>>>>

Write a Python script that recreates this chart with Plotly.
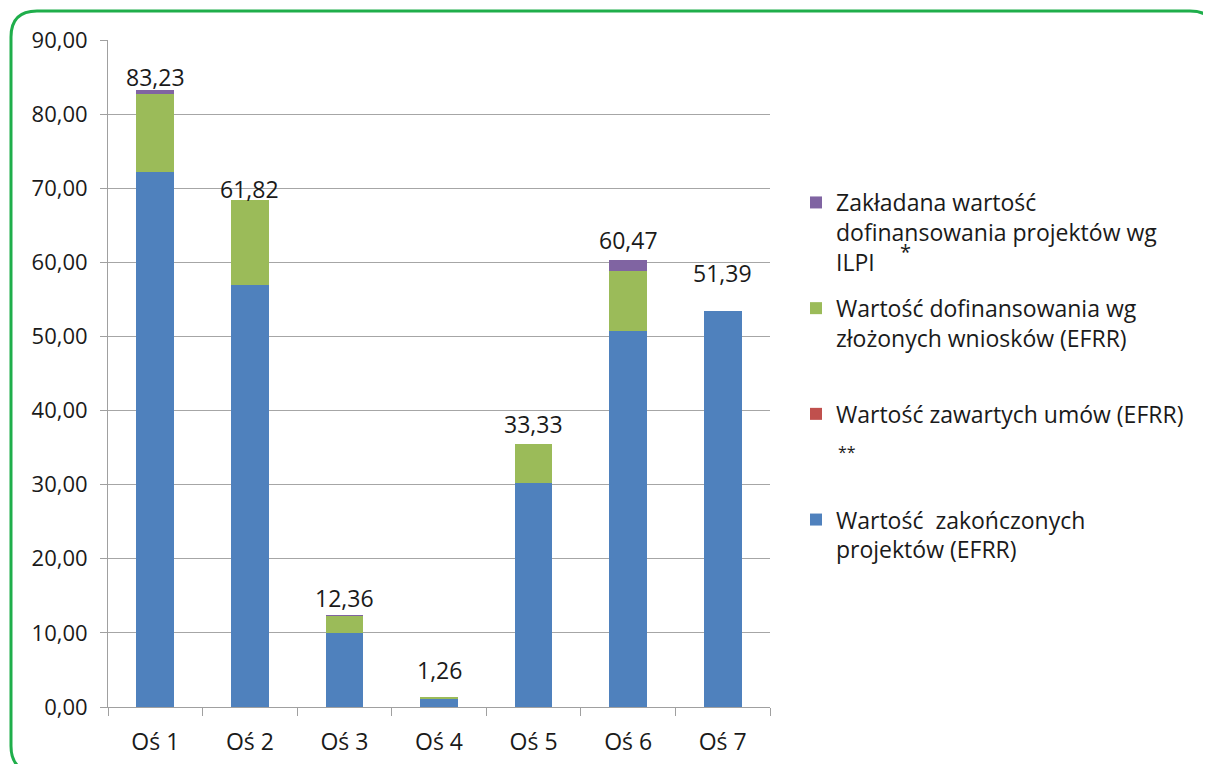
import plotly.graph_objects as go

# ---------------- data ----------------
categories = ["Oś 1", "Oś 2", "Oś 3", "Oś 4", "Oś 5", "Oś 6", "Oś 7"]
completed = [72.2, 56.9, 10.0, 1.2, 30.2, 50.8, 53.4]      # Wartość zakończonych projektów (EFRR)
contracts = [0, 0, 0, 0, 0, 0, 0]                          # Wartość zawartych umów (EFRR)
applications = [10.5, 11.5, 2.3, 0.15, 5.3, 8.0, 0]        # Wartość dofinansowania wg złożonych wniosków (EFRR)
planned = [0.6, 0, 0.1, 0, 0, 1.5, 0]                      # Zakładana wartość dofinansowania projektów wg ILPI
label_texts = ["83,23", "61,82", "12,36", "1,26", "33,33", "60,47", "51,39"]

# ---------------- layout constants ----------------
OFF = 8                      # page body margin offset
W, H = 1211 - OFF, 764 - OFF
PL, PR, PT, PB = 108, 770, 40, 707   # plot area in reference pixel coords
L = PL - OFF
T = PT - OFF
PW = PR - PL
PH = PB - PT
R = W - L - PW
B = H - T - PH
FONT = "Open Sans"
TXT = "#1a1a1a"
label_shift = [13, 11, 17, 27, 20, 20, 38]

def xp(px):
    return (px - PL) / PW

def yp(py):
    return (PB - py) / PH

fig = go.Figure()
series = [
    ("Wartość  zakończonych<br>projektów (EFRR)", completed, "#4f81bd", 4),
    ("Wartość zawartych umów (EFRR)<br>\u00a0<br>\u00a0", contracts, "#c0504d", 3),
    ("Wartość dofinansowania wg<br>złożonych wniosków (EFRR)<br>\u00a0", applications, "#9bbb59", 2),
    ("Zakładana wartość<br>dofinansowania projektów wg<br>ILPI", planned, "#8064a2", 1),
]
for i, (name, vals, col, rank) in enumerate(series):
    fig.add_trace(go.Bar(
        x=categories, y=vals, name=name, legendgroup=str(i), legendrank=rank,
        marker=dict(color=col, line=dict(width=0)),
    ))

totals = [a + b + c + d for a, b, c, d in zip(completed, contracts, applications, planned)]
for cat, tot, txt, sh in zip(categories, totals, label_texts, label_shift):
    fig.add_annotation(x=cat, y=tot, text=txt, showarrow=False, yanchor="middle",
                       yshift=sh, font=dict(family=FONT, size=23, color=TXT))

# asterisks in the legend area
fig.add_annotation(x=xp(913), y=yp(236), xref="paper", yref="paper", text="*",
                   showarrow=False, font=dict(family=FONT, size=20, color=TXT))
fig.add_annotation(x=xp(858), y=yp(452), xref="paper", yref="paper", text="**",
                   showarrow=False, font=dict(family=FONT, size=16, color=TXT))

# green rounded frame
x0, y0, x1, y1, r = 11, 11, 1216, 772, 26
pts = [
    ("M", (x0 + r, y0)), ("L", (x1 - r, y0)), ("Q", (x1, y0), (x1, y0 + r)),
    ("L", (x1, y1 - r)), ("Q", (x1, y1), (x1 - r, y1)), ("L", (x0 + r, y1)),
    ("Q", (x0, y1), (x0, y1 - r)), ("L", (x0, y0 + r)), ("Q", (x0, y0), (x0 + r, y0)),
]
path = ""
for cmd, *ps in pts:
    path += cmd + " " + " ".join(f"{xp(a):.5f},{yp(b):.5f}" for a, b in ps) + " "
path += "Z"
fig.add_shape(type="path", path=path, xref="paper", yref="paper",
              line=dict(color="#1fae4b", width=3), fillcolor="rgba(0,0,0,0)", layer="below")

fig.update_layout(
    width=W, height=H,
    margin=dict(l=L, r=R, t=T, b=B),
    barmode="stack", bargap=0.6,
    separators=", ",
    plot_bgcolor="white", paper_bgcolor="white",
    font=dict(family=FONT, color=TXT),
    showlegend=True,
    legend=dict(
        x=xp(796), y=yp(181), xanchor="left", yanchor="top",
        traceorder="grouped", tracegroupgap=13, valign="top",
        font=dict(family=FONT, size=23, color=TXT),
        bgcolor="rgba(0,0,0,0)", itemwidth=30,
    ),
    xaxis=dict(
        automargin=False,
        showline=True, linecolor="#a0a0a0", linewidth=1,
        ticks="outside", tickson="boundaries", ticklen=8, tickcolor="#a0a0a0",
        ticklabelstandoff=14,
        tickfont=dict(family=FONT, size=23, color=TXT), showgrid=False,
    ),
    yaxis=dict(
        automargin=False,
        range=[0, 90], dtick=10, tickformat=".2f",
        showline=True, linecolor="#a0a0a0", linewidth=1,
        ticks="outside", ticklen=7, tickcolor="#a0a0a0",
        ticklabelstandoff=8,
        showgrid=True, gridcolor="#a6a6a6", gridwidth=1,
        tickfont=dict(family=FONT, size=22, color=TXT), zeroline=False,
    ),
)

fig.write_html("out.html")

<<<<

*THE TASK:* From the material above, reproduce everything verbatim except the pictures.

*REPLY TO THE EXERCISE:*
Write a Python script that recreates this chart with Plotly.
import plotly.graph_objects as go

# ---------------- data ----------------
categories = ["Oś 1", "Oś 2", "Oś 3", "Oś 4", "Oś 5", "Oś 6", "Oś 7"]
completed = [72.2, 56.9, 10.0, 1.2, 30.2, 50.8, 53.4]      # Wartość zakończonych projektów (EFRR)
contracts = [0, 0, 0, 0, 0, 0, 0]                          # Wartość zawartych umów (EFRR)
applications = [10.5, 11.5, 2.3, 0.15, 5.3, 8.0, 0]        # Wartość dofinansowania wg złożonych wniosków (EFRR)
planned = [0.6, 0, 0.1, 0, 0, 1.5, 0]                      # Zakładana wartość dofinansowania projektów wg ILPI
label_texts = ["83,23", "61,82", "12,36", "1,26", "33,33", "60,47", "51,39"]

# ---------------- layout constants ----------------
OFF = 8                      # page body margin offset
W, H = 1211 - OFF, 764 - OFF
PL, PR, PT, PB = 108, 770, 40, 707   # plot area in reference pixel coords
L = PL - OFF
T = PT - OFF
PW = PR - PL
PH = PB - PT
R = W - L - PW
B = H - T - PH
FONT = "Open Sans"
TXT = "#1a1a1a"
label_shift = [13, 11, 17, 27, 20, 20, 38]

def xp(px):
    return (px - PL) / PW

def yp(py):
    return (PB - py) / PH

fig = go.Figure()
series = [
    ("Wartość  zakończonych<br>projektów (EFRR)", completed, "#4f81bd", 4),
    ("Wartość zawartych umów (EFRR)<br>\u00a0<br>\u00a0", contracts, "#c0504d", 3),
    ("Wartość dofinansowania wg<br>złożonych wniosków (EFRR)<br>\u00a0", applications, "#9bbb59", 2),
    ("Zakładana wartość<br>dofinansowania projektów wg<br>ILPI", planned, "#8064a2", 1),
]
for i, (name, vals, col, rank) in enumerate(series):
    fig.add_trace(go.Bar(
        x=categories, y=vals, name=name, legendgroup=str(i), legendrank=rank,
        marker=dict(color=col, line=dict(width=0)),
    ))

totals = [a + b + c + d for a, b, c, d in zip(completed, contracts, applications, planned)]
for cat, tot, txt, sh in zip(categories, totals, label_texts, label_shift):
    fig.add_annotation(x=cat, y=tot, text=txt, showarrow=False, yanchor="middle",
                       yshift=sh, font=dict(family=FONT, size=23, color=TXT))

# asterisks in the legend area
fig.add_annotation(x=xp(913), y=yp(236), xref="paper", yref="paper", text="*",
                   showarrow=False, font=dict(family=FONT, size=20, color=TXT))
fig.add_annotation(x=xp(858), y=yp(452), xref="paper", yref="paper", text="**",
                   showarrow=False, font=dict(family=FONT, size=16, color=TXT))

# green rounded frame
x0, y0, x1, y1, r = 11, 11, 1216, 772, 26
pts = [
    ("M", (x0 + r, y0)), ("L", (x1 - r, y0)), ("Q", (x1, y0), (x1, y0 + r)),
    ("L", (x1, y1 - r)), ("Q", (x1, y1), (x1 - r, y1)), ("L", (x0 + r, y1)),
    ("Q", (x0, y1), (x0, y1 - r)), ("L", (x0, y0 + r)), ("Q", (x0, y0), (x0 + r, y0)),
]
path = ""
for cmd, *ps in pts:
    path += cmd + " " + " ".join(f"{xp(a):.5f},{yp(b):.5f}" for a, b in ps) + " "
path += "Z"
fig.add_shape(type="path", path=path, xref="paper", yref="paper",
              line=dict(color="#1fae4b", width=3), fillcolor="rgba(0,0,0,0)", layer="below")

fig.update_layout(
    width=W, height=H,
    margin=dict(l=L, r=R, t=T, b=B),
    barmode="stack", bargap=0.6,
    separators=", ",
    plot_bgcolor="white", paper_bgcolor="white",
    font=dict(family=FONT, color=TXT),
    showlegend=True,
    legend=dict(
        x=xp(796), y=yp(181), xanchor="left", yanchor="top",
        traceorder="grouped", tracegroupgap=13, valign="top",
        font=dict(family=FONT, size=23, color=TXT),
        bgcolor="rgba(0,0,0,0)", itemwidth=30,
    ),
    xaxis=dict(
        automargin=False,
        showline=True, linecolor="#a0a0a0", linewidth=1,
        ticks="outside", tickson="boundaries", ticklen=8, tickcolor="#a0a0a0",
        ticklabelstandoff=14,
        tickfont=dict(family=FONT, size=23, color=TXT), showgrid=False,
    ),
    yaxis=dict(
        automargin=False,
        range=[0, 90], dtick=10, tickformat=".2f",
        showline=True, linecolor="#a0a0a0", linewidth=1,
        ticks="outside", ticklen=7, tickcolor="#a0a0a0",
        ticklabelstandoff=8,
        showgrid=True, gridcolor="#a6a6a6", gridwidth=1,
        tickfont=dict(family=FONT, size=22, color=TXT), zeroline=False,
    ),
)

fig.write_html("out.html")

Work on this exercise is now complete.